Gum disease could increase risk of Alzheimer’s

Periodontal disease may increase the risk of Alzheimer’s disease, according to researchers at the NYU College of Dentistry.

This is the first long-term evidence that gum disease may increase the risk of cognitive dysfunction associated with Alzheimer’s disease in healthy individuals, as well as in those who already are cognitively impaired. Those with gum inflammation were nine times more likely to develop cognitive impairment than those without periodontal disease.
 
The study offers fresh evidence that gum inflammation may lead to brain inflammation, neurodegeneration, and Alzheimer’s disease: ‘The research suggests that cognitively normal subjects with periodontal inflammation are at an increased risk of lower cognitive function compared to cognitively normal subjects with little or no periodontal inflammation,’ said team leader Dr Angela Kamer, assistant professor of periodontology and implant dentistry.
 
 
These latest findings are based on an analysis of data on periodontal inflammation and cognitive function in 152 subjects in the Glostrop Aging Study, which has been gathering medical, psychological, oral health, and social data on Danish men and women. Dr Kamer examined data spanning a 20-year period ending in 1984, when the subjects were all 70 years of age. The findings were presented at the 2010 annual meeting of the International Association for Dental Research 16 July, in Barcelona, Spain.
 
 
Dr Kamer’s research was conducted in collaboration with Dr Douglas E. Morse, associate professor of epidemiology and health promotion at NYU College of Dentistry, and a team of researchers in Denmark.
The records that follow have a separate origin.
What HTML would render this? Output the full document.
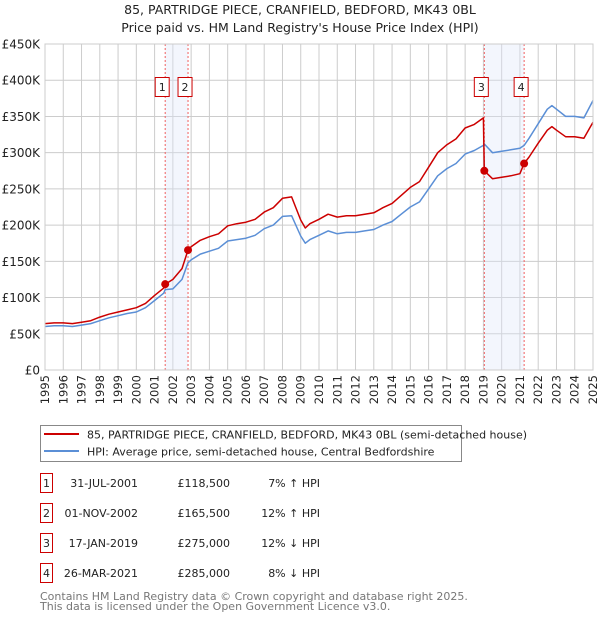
<!DOCTYPE html>
<html><head><meta charset="utf-8"><style>
body{margin:0;background:#fff;font-family:"Liberation Sans","DejaVu Sans",sans-serif;}
svg text{font-family:"DejaVu Sans","Liberation Sans",sans-serif;}
</style></head><body>
<svg id="c" width="600" height="620" xmlns="http://www.w3.org/2000/svg">
<text x="300" y="14" text-anchor="middle" font-size="12.5" fill="#222">85, PARTRIDGE PIECE, CRANFIELD, BEDFORD, MK43 0BL</text>
<text x="300" y="32" text-anchor="middle" font-size="12.5" fill="#222">Price paid vs. HM Land Registry's House Price Index (HPI)</text>
<g id="grid"></g>
<g id="bands"></g>
<g id="series"></g>
<g id="axes"></g>
<g>
<rect x="40.5" y="425.5" width="421" height="36" fill="#fff" stroke="#888"/>
<line x1="44" y1="434" x2="79" y2="434" stroke="#cc0000" stroke-width="2"/>
<text x="87" y="438.5" font-size="11" fill="#222">85, PARTRIDGE PIECE, CRANFIELD, BEDFORD, MK43 0BL (semi-detached house)</text>
<line x1="44" y1="451" x2="79" y2="451" stroke="#5b8fd6" stroke-width="2"/>
<text x="87" y="455.5" font-size="11" fill="#222">HPI: Average price, semi-detached house, Central Bedfordshire</text>
</g>
<g id="table"></g>
<text x="40" y="600" font-size="11" fill="#777">Contains HM Land Registry data © Crown copyright and database right 2025.</text>
<text x="40" y="610" font-size="11" fill="#777">This data is licensed under the Open Government Licence v3.0.</text>
</svg>
<script>
const times=[1995,1995.5,1996,1996.5,1997,1997.5,1998,1998.5,1999,1999.5,2000,2000.5,2001,2001.5,2001.58,2002,2002.5,2002.83,2003,2003.5,2004,2004.5,2005,2005.5,2006,2006.5,2007,2007.5,2008,2008.5,2009,2009.25,2009.5,2010,2010.5,2011,2011.5,2012,2012.5,2013,2013.5,2014,2014.5,2015,2015.5,2016,2016.5,2017,2017.5,2018,2018.5,2019,2019.05,2019.5,2020,2020.5,2021,2021.23,2021.5,2022,2022.5,2022.75,2023,2023.5,2024,2024.5,2025];
const hpiValues=[60,61,61,60,62,64,68,72,75,78,80,86,96,106,111,112,125,148,152,160,164,168,178,180,182,186,195,200,212,213,185,175,180,186,192,188,190,190,192,194,200,205,215,225,232,250,268,278,285,298,303,310,312,300,302,304,306,310,320,340,360,365,360,350,350,348,372];
const priceValues=[64,65,65,64,66,68,73,77,80,83,86,92,103,113,118.5,125,140,165.5,170,179,184,188,199,202,204,208,218,224,237,239,207,196,202,208,215,211,213,213,215,217,224,230,241,252,260,280,300,311,319,334,339,348,275,264,266,268,271,285,294,313,331,336,331,322,322,320,342];
const saleNums=["1","2","3","4"];
const saleTimes=[2001.58,2002.83,2019.05,2021.23];
const salePrices=[118500,165500,275000,285000];
const saleDates=["31-JUL-2001","01-NOV-2002","17-JAN-2019","26-MAR-2021"];
const salePriceLabels=["£118,500","£165,500","£275,000","£285,000"];
const saleHpi=["7% ↑ HPI","12% ↑ HPI","12% ↓ HPI","8% ↓ HPI"];
const yTicks=[0,50,100,150,200,250,300,350,400,450];
const yTickLabels=["£0","£50K","£100K","£150K","£200K","£250K","£300K","£350K","£400K","£450K"];
const xTicks=[1995,1996,1997,1998,1999,2000,2001,2002,2003,2004,2005,2006,2007,2008,2009,2010,2011,2012,2013,2014,2015,2016,2017,2018,2019,2020,2021,2022,2023,2024,2025];

const X0=45,X1=593,Y0=370,Y1=44;
const x=t=>X0+(t-1995)/30*(X1-X0);
const y=v=>Y0-v/450*(Y0-Y1);
const NS="http://www.w3.org/2000/svg";
function mk(p,tag,attrs){const e=document.createElementNS(NS,tag);for(const k in attrs)e.setAttribute(k,attrs[k]);p.appendChild(e);return e;}
const grid=document.getElementById('grid'),bands=document.getElementById('bands'),series=document.getElementById('series'),axes=document.getElementById('axes'),table=document.getElementById('table');
yTicks.forEach((v,i)=>{
 const l=mk(grid,'line',{x1:X0,x2:X1,y1:y(v),y2:y(v),stroke:'#ccc','stroke-width':1});
 
 
 const t=mk(axes,'text',{x:40,y:y(v)+4.5,'text-anchor':'end','font-size':12,fill:'#222'});
 t.textContent=yTickLabels[i];
 
 
});
xTicks.forEach((yr,i)=>{
 const l=mk(grid,'line',{x1:x(yr),x2:x(yr),y1:Y1,y2:Y0,stroke:'#ccc','stroke-width':1});
 
 
 const px=x(yr)+4,py=375;
 const t=mk(axes,'text',{x:px,y:py,'text-anchor':'end','font-size':11.5,fill:'#222',transform:'rotate(-90 '+px+' '+py+')'});
 t.textContent=yr;
 
 
});
const ax=mk(axes,'rect',{x:X0,y:Y1,width:X1-X0,height:Y0-Y1,fill:'none',stroke:'#ccc'});


for(let i=0;i<saleTimes.length;i+=2){
 const r=mk(bands,'rect',{x:x(saleTimes[i]),y:Y1,width:x(saleTimes[i+1])-x(saleTimes[i]),height:Y0-Y1,fill:'#dde6fa','fill-opacity':0.35});
 
 
}
saleTimes.forEach((t,i)=>{
 const l=mk(bands,'line',{x1:x(t),x2:x(t),y1:Y1,y2:Y0,stroke:'#f06060','stroke-dasharray':'2,2','stroke-width':1});
 
 
});
function path(vals,color,name){
 const d=times.map((t,i)=>(i?'L':'M')+x(t).toFixed(1)+','+y(vals[i]).toFixed(1)).join('');
 const p=mk(series,'path',{d:d,fill:'none',stroke:color,'stroke-width':1.5,'stroke-linejoin':'round'});
 
 
}
path(hpiValues,'#5b8fd6','hpi-line');
path(priceValues,'#cc0000','price-paid-line');
saleTimes.forEach((t,i)=>{
 const c=mk(series,'circle',{cx:x(t),cy:y(salePrices[i]/1000),r:4,fill:'#cc0000'});
 
 
 const bx=x(t)-10;
 const r=mk(series,'rect',{x:bx,y:77.5,width:14,height:19,fill:'#fff',stroke:'#cc0000'});
 
 
 const tx=mk(series,'text',{x:bx+7,y:91,'text-anchor':'middle','font-size':11,fill:'#222'});
 tx.textContent=saleNums[i];
 
 
});
saleNums.forEach((n,i)=>{
 const cy=483+i*30;
 const r=mk(table,'rect',{x:40.5,y:cy-9.5,width:12,height:19,fill:'#fff',stroke:'#cc0000'});
 
 
 const cells=[[46.5,'middle',n],[138,'end',saleDates[i]],[230,'end',salePriceLabels[i]],[320,'end',saleHpi[i]]];
 cells.forEach((c,j)=>{
  const t=mk(table,'text',{x:c[0],y:cy+4,'text-anchor':c[1],'font-size':11,fill:'#222'});
  t.textContent=c[2];
  
  
 });
});
</script>
</body></html>
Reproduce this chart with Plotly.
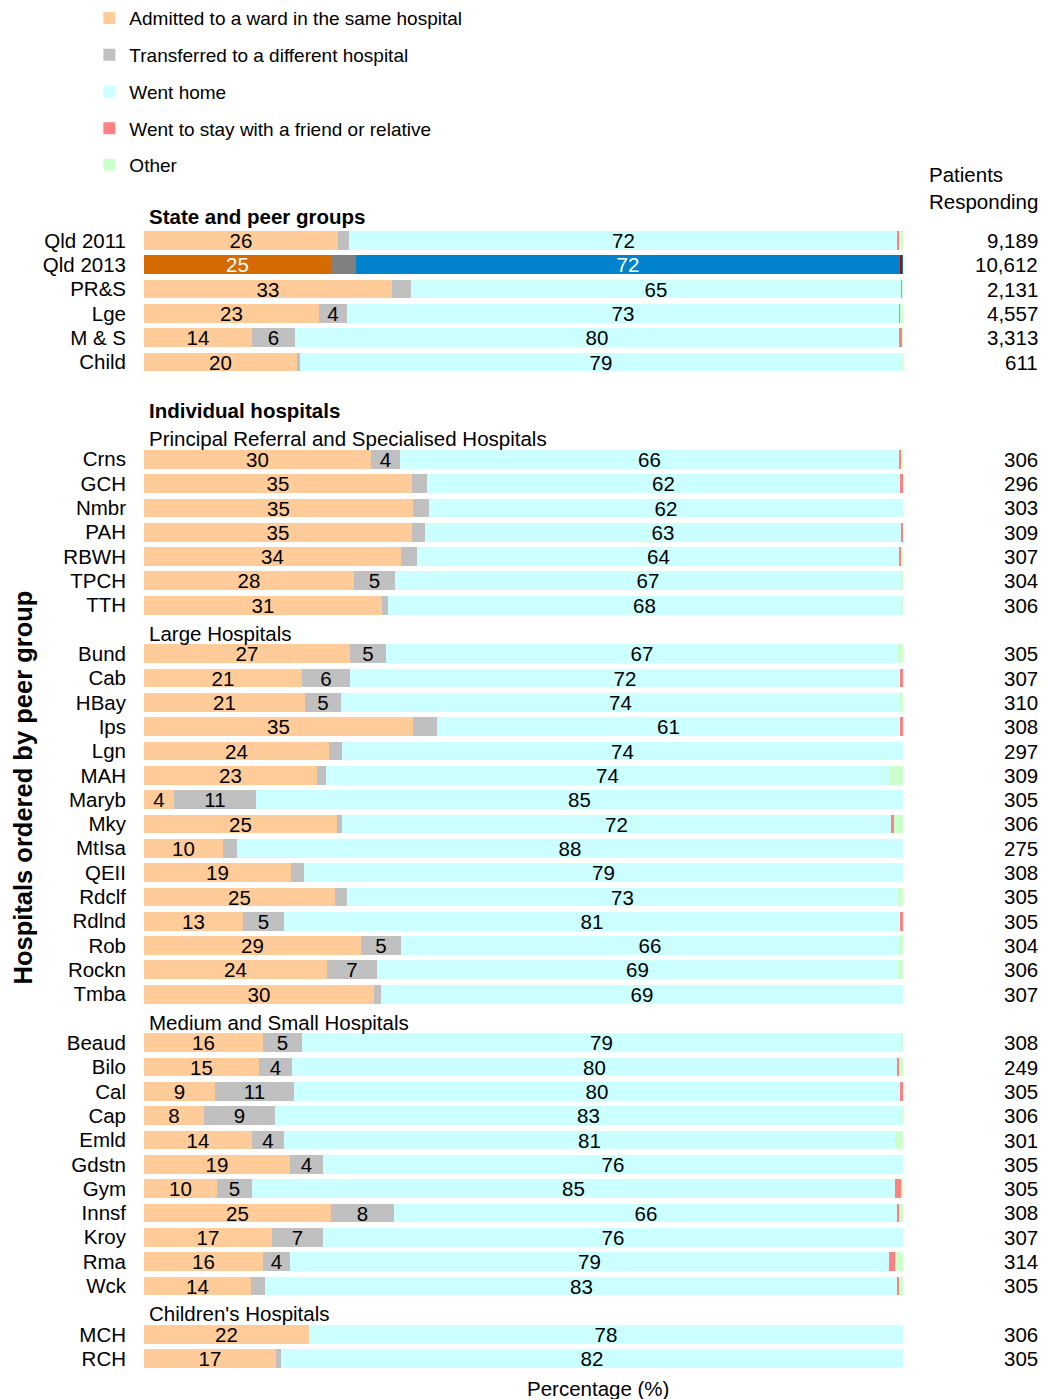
import plotly.graph_objects as go

# ---------------- data ----------------
categories = [
    "Qld 2011", "Qld 2013", "PR&S", "Lge", "M & S", "Child",
    "Crns", "GCH", "Nmbr", "PAH", "RBWH", "TPCH", "TTH",
    "Bund", "Cab", "HBay", "Ips", "Lgn", "MAH", "Maryb", "Mky", "MtIsa",
    "QEII", "Rdclf", "Rdlnd", "Rob", "Rockn", "Tmba",
    "Beaud", "Bilo", "Cal", "Cap", "Emld", "Gdstn", "Gym", "Innsf", "Kroy",
    "Rma", "Wck",
    "MCH", "RCH",
]
admitted = [
    25.6, 24.7, 32.7, 23.1, 14.2, 20.2,
    29.9, 35.3, 35.4, 35.3, 33.8, 27.7, 31.4,
    27.2, 20.8, 21.2, 35.4, 24.4, 22.8, 4.0, 25.4, 10.4,
    19.4, 25.2, 13.0, 28.6, 24.1, 30.3,
    15.7, 15.2, 9.3, 7.9, 14.2, 19.2, 9.6, 24.6, 16.8,
    15.7, 14.1,
    21.7, 17.4,
]
transferred = [
    1.4, 3.2, 2.5, 3.6, 5.7, 0.3,
    3.8, 2.0, 2.2, 1.7, 2.2, 5.4, 0.7,
    4.7, 6.4, 4.8, 3.2, 1.7, 1.2, 10.8, 0.7, 1.8,
    1.7, 1.6, 5.4, 5.3, 6.6, 0.9,
    5.1, 4.3, 10.5, 9.3, 4.2, 4.4, 4.6, 8.3, 6.8,
    3.6, 1.9,
    0.0, 0.7,
]
went_home = [
    72.3, 71.7, 64.6, 72.8, 79.6, 79.4,
    65.8, 62.3, 62.4, 62.7, 63.6, 66.7, 67.7,
    67.4, 72.4, 73.6, 61.0, 73.9, 74.2, 85.2, 72.3, 87.8,
    78.9, 72.6, 81.2, 65.6, 68.6, 68.8,
    78.9, 79.7, 79.8, 82.7, 80.6, 76.4, 84.8, 66.4, 76.4,
    78.8, 83.3,
    78.3, 81.9,
]
friend_relative = [
    0.2, 0.3, 0.1, 0.1, 0.4, 0.0,
    0.2, 0.4, 0.0, 0.3, 0.2, 0.0, 0.0,
    0.0, 0.4, 0.0, 0.4, 0.0, 0.0, 0.0, 0.4, 0.0,
    0.0, 0.0, 0.4, 0.0, 0.0, 0.0,
    0.0, 0.3, 0.4, 0.0, 0.0, 0.0, 0.8, 0.2, 0.0,
    0.9, 0.2,
    0.0, 0.0,
]
other = [
    0.5, 0.1, 0.1, 0.4, 0.1, 0.1,
    0.3, 0.0, 0.0, 0.0, 0.2, 0.2, 0.2,
    0.7, 0.0, 0.4, 0.0, 0.0, 1.8, 0.0, 1.2, 0.0,
    0.0, 0.6, 0.0, 0.5, 0.7, 0.0,
    0.3, 0.5, 0.0, 0.1, 1.0, 0.0, 0.2, 0.5, 0.0,
    1.0, 0.5,
    0.0, 0.0,
]
patients = [
    9189, 10612, 2131, 4557, 3313, 611,
    306, 296, 303, 309, 307, 304, 306,
    305, 307, 310, 308, 297, 309, 305, 306, 275,
    308, 305, 305, 304, 306, 307,
    308, 249, 305, 306, 301, 305, 305, 308, 307,
    314, 305,
    306, 305,
]
section_titles = ["State and peer groups", "Individual hospitals"]
group_titles = ["Principal Referral and Specialised Hospitals", "Large Hospitals",
                "Medium and Small Hospitals", "Children's Hospitals"]
n_state = 6
group_sizes = [7, 15, 11, 2]
series_names = ["Admitted to a ward in the same hospital", "Transferred to a different hospital",
                "Went home", "Went to stay with a friend or relative", "Other"]
highlight = "Qld 2013"

# ---------------- styles ----------------
FONT = "Liberation Sans, Arial, sans-serif"
FS = 20.5
base_colors = ["#FFCC99", "#C0C0C0", "#CCFFFF", "#FF8080", "#CCFFCC"]
hi_colors = ["#D46A00", "#808080", "#0082CC", "#CC0000", "#008080"]

# ---------------- row layout (derived from order) ----------------
pos = []
headings = []
r = 0
headings.append((r, section_titles[0], True)); r += 1
for _ in range(n_state):
    pos.append(r); r += 1
r += 1
headings.append((r, section_titles[1], True)); r += 1
for title, size in zip(group_titles, group_sizes):
    headings.append((r, title, False)); r += 1
    for _ in range(size):
        pos.append(r); r += 1
n_rows = r

hi_idx = categories.index(highlight)

def label(v, minimum):
    n = int(v + 0.5)
    return str(n) if n >= minimum else ""

fig = go.Figure()
series = [admitted, transferred, went_home, friend_relative, other]
min_label = [4, 4, 0, 1000, 1000]
for k, (name, vals) in enumerate(zip(series_names, series)):
    colors = [hi_colors[k] if i == hi_idx else base_colors[k] for i in range(len(vals))]
    tcolors = ["white" if i == hi_idx else "black" for i in range(len(vals))]
    fig.add_trace(go.Bar(
        y=pos, x=vals, orientation="h", name=name,
        legendgroup=name,
        marker=dict(color=colors, line=dict(width=0)),
        width=0.77,
        text=[label(v, min_label[k]) for v in vals],
        textposition="inside", insidetextanchor="middle",
        constraintext="none", textangle=0,
        textfont=dict(color=tcolors, size=FS, family=FONT),
        hovertemplate="%{x}<extra>" + name + "</extra>",
    ))

annotations = []
for row, text, bold in headings:
    annotations.append(dict(
        x=0, y=row if bold else row + 0.15, xref="x", yref="y",
        text=f"<b>{text}</b>" if bold else text,
        showarrow=False, xanchor="left", yanchor="middle", xshift=3,
        font=dict(size=FS, family=FONT, color="black")))
for p, n in zip(pos, patients):
    annotations.append(dict(
        x=1.1805, y=p, xref="paper", yref="y", text=f"{n:,}",
        showarrow=False, xanchor="right", yanchor="middle",
        font=dict(size=FS, family=FONT, color="black")))
annotations.append(dict(
    x=1.0315, y=1.0135, xref="paper", yref="paper", text="Patients<br>Responding",
    showarrow=False, xanchor="left", yanchor="middle", align="left",
    font=dict(size=FS, family=FONT, color="black")))
annotations.append(dict(
    x=0.598, y=-0.0146, xref="paper", yref="paper", text="Percentage (%)",
    showarrow=False, xanchor="center", yanchor="middle",
    font=dict(size=FS, family=FONT, color="black")))
annotations.append(dict(
    x=-0.1607, y=0.5, xref="paper", yref="paper", text="<b>Hospitals ordered by peer group</b>",
    showarrow=False, xanchor="center", yanchor="middle", textangle=-90,
    font=dict(size=25.5, family=FONT, color="black")))

fig.update_layout(
    width=1045, height=1399,
    margin=dict(l=144, r=142, t=204, b=28, autoexpand=False),
    paper_bgcolor="white", plot_bgcolor="white",
    barmode="stack", bargap=0,
    font=dict(family=FONT, size=FS, color="black"),
    showlegend=True,
    legend=dict(x=-0.072, y=1.1755, xanchor="left", yanchor="top",
                orientation="v", traceorder="grouped",
                font=dict(size=19, family=FONT, color="black"),
                tracegroupgap=9, bgcolor="rgba(0,0,0,0)", itemwidth=30),
    xaxis=dict(range=[0, 100], showticklabels=False, showgrid=False,
               zeroline=False, showline=False, ticks=""),
    yaxis=dict(range=[n_rows - 0.5, -0.5], tickmode="array",
               tickvals=pos, ticktext=categories, showgrid=False,
               zeroline=False, showline=False, ticks="",
               ticklabelstandoff=17,
               tickfont=dict(size=FS, family=FONT, color="black")),
    annotations=annotations,
)

fig.write_html("out.html", config={"displayModeBar": False},
               post_script="document.body.style.margin='0';document.body.style.overflow='hidden';")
It builds upon her 2008 study, which found that subjects with Alzheimer’s disease had a significantly higher level of antibodies and inflammatory molecules associated with periodontal disease in their plasma compared to healthy people.
 
 
Dr Kamer plans to conduct a follow-up study involving a larger, more ethnically diverse group of subjects, to further examine the connection between periodontal disease and low cognition.